Jörg Widmann, clarinet; Moijca Erdmann, soprano; Axel Bauni, piano; WDR Symphony Orchestra Cologne, Peter Rundel, conductor.

Capriccio C5020, 62:31.
capriccio.at, naxos.com


Review by Steve Koenig

This set of compositions for clarinet stars Jörg Widmann, also a composer.

Cantus is a clarinet concerto. It begins with a yearning clarinet solo. Other instruments and string strokes pop up like new sprouts in spring. I disagree with the liner-writer who hears death in this concerto, and as an aspect of Reimann's music in general. There is some playing inside of the piano, and playing around by the instruments: hide-and-go-seek and ring-around-the-rosy. Groups chasing soloists and other groups. Conductor Peter Rundel is perhaps best known to our readers for his work on Nono's Prometeo (EMI) and Heiner Goebbel's Surrogate Cities (ECM).

Ollea sets four poems by Heinrich Heine, but this is not your Schumann or Schubert lied. It's more in the vein of Berio (no, not the Folk Song Arrangements) and Henze. I haven't looked up the texts and translations, neither provided in the booklet. Reimann uses repetitive phrases, some lines spoken imperatively or accusingly, whispers. Intricate melismas. Soprano Mojca Erdman navigates these with ease, and they are striking.

Solo is a worthy nine-minute exploration of terrain rather than time or timbre, despite a moment of multiphonic honking.

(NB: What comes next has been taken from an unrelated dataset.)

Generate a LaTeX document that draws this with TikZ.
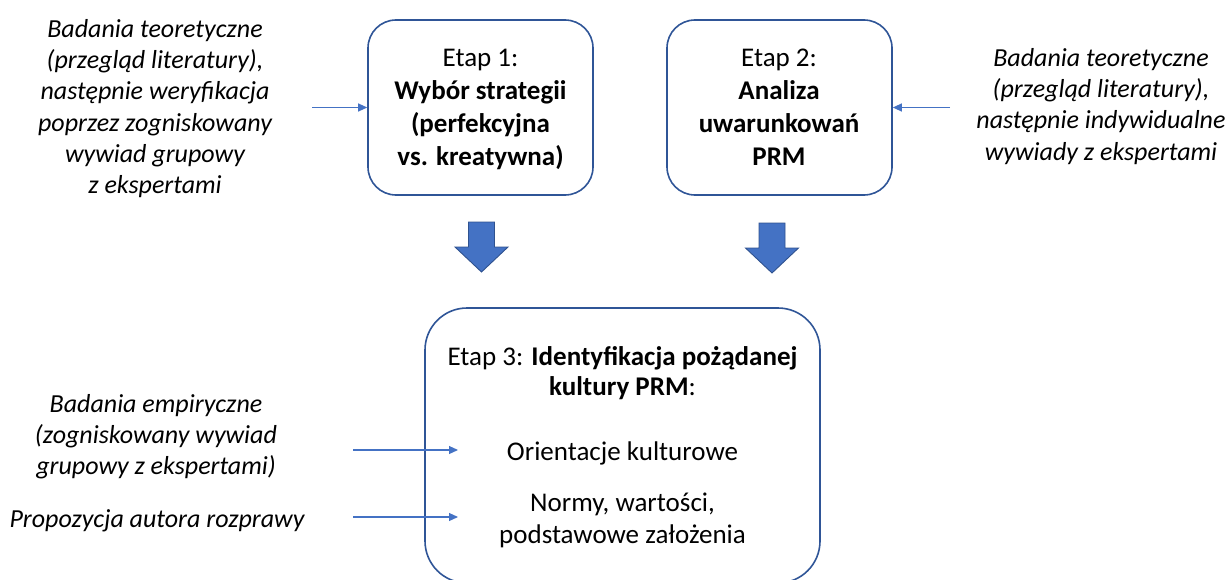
\documentclass[tikz,border=0pt]{standalone}
\usepackage{fontspec}
\setmainfont{Carlito}
\usetikzlibrary{arrows.meta}

\definecolor{boxline}{HTML}{2F5597}
\definecolor{accent}{HTML}{4472C4}
\definecolor{accentdark}{HTML}{2F528F}

\begin{document}
\begin{tikzpicture}[x=1pt,y=-1pt,
  stagebox/.style={draw=boxline, line width=1.6pt, rounded corners=28pt,
    minimum width=225pt, minimum height=175pt, inner sep=0pt},
  bigbox/.style={draw=boxline, line width=1.6pt, rounded corners=42pt,
    minimum width=395pt, minimum height=275pt, inner sep=0pt},
  note/.style={font=\fontsize{26}{31.3}\selectfont\itshape, align=center,
    inner sep=0pt, anchor=north},
  label/.style={font=\fontsize{27}{32.8}\selectfont, align=center,
    inner sep=0pt, anchor=north},
  feed/.style={draw=accent, line width=1.1pt,
    -{Triangle[length=9pt,width=8pt]}},
  blockarrow/.style={fill=accent, draw=accentdark, line width=0.9pt}
]
\clip (0,0) rectangle (1230,580);

% stage boxes
\node[stagebox] (box1) at (480.5,107.5) {};
\node[stagebox] (box2) at (779.5,107.5) {};
\node[bigbox]   (box3) at (622.5,445.5) {};

% texts inside the stage boxes
\node[label] (t1) at (480.5,43.7)
  {\strut Etap 1:\\\textbf{Wybór strategii}\\\textbf{(perfekcyjna}\\\textbf{vs. kreatywna)}};
\node[label] (t2) at (779,43.7)
  {\strut Etap 2:\\\textbf{Analiza}\\\textbf{uwarunkowań}\\\textbf{PRM}};
\node[label, font=\fontsize{27}{30.5}\selectfont] (t3) at (622.5,343.6)
  {\strut Etap 3: \textbf{Identyfikacja pożądanej}\\\textbf{kultury PRM}:};
\node[label] (o1) at (622.5,437)
  {\strut Orientacje kulturowe};
\node[label, font=\fontsize{27}{31.6}\selectfont] (o2) at (622.5,489.2)
  {\strut Normy, wartości,\\podstawowe założenia};

% side notes
\node[note] (n1) at (155,15.1)
  {\strut Badania teoretyczne\\(przegląd literatury),\\następnie weryfikacja\\poprzez zogniskowany\\wywiad grupowy\\z ekspertami};
\node[note] (n2) at (1101,44.1)
  {\strut Badania teoretyczne\\(przegląd literatury),\\następnie indywidualne\\wywiady z ekspertami};
\node[note] (n3) at (156,390.1)
  {\strut Badania empiryczne\\(zogniskowany wywiad\\grupowy z ekspertami)};
\node[note] (n4) at (157,505.1)
  {\strut Propozycja autora rozprawy};

% thin feed arrows
\coordinate (f1) at (312,107.5);
\coordinate (f2) at (950,107.5);
\coordinate (f3s) at (353,450);
\coordinate (f3e) at (458,450);
\coordinate (f4s) at (353,517);
\coordinate (f4e) at (458,517);
\draw[feed] (f1) -- (box1.west);
\draw[feed] (f2) -- (box2.east);
\draw[feed] (f3s) -- (f3e);
\draw[feed] (f4s) -- (f4e);

% block arrows from stage 1 and 2 down to stage 3
\foreach \cx/\cy in {481.5/222, 772/223}{
  \path[blockarrow, shift={(\cx,\cy)}]
    (-13,0) -- (13,0) -- (13,25) -- (26.5,25) -- (0,50) -- (-26.5,25) -- (-13,25) -- cycle;
}
\end{tikzpicture}
\end{document}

…ni una sombra is a trio for soprano, clarinet and piano with a text from Rückert and Porchia. It runs seventeen minutes, the piano sounds like a harpsichord, and is the only work here that doesn't touch me.

The disc closes with Arietta, a lovely, five-minute piece for solo basettclarinet (which at first I misread as bass clarinet; the notes say nothing about this instrument.)

I have to remark, without complaint, on the hilarity of the English translation of the liner notes, not to mention the typos and misspellings, but the ideas do come through. Most of which I find a vain attempt to prove the writer's premise that Reimann's themes (for this disc, specifically) are "breath, love, songs, and facing death." That this could be said of nearly anything doesn't help.